The Irony of Vomit

The Irony:  Last week, I was thinking to myself, “I need to take the kids in for their flu shots.”  It had been on my to-do list since earlier in the fall, along with a lot of other items.  But I put it off (like most of the other items on my to-do list), and made a mental note to schedule them over Christmas break.

The Reality:  Bobo came home from school sick yesterday.  It appeared that she had the beginnings of the flu.

The Irony:  Yesterday while the kids were at school, one of the things I did check off my to-do list was changing their beds.  I finally got around to stripping off and washing the sheets, pillows and comforters from both of their rooms.  And as I put the freshly laundered linens back on their beds, I marveled at the warm-from-the-dryer sheets, the smell of Mountain Breeze Tide, and my own domestic goddess-ness.

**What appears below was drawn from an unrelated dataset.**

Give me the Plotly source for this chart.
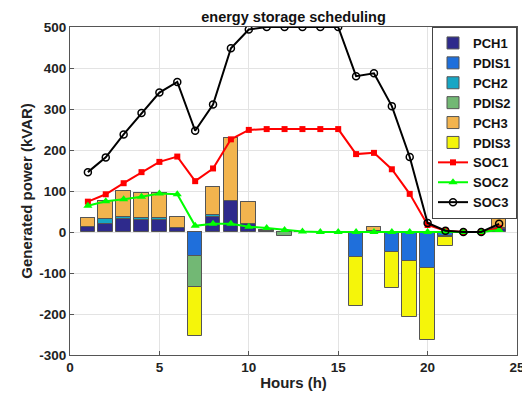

The Reality:  Today, as I washed Bobo’s sheets, pillow and comforter again (plus a load of towels that were used the night before), the sparkly domestic goddess feeling was gone.  You’d think since doing laundry two days in a row is such a rare thing around these parts, I’d feel rather accomplished.  But I suppose washing vomit from sheets tends to take the warm and fuzzy feelings out of domesticity.

The Irony:  As I was changing Bobo’s sheets yesterday, I noticed she didn’t have a pee protector on her mattress.  I made a mental note that I should probably buy one.  But I wasn’t too worried.  After all, she’s 5.  She doesn’t have accidents in bed!  Sheesh!

The Reality:  As I attempted to scrub chunks off the mattress today, it occurred to me that I should have bought a damn pee protector yesterday.  Because they’re not just for pee, people.  Sheesh!

The Irony:  A few months ago, we bought Bobo a bunk bed.

The Reality:  She was sleeping on the bottom bunk yesterday.  And lo, we finally come to the silver lining of this story.

Because the thing I’d surely dislike more than changing vomit sheets?  Would be changing vomit sheets times two.

Cascading vomit? Does not sound like fun. She'll be sleeping on the bottom from here on out.

6 thoughts on “The Irony of Vomit”

  1. Cascading Vomit. Sounds like a Goth band! I have mattress protectors and Man, do they make you sweat! Still, it beats working out pee (and puke) from accidental discharge.

  2. Oh no!!!
    Poor babe and Momma.
    Funny story about bunkbeds…
    Me and my sister used to share one. One day she ate ketchup chips (in Canada that’s a popular flavour) and she got sick. She lurched over the siderail and vommed all over me which in turn made me vomit.
    My mom loved us that day.
    I however, will never eat ketchup chips again.

  3. It must be Murphy’s Law that the undone to-do list will bite you in the butt. Because of this superstition, I’ve started writing things that I’ve already done on my list and then crossing them off.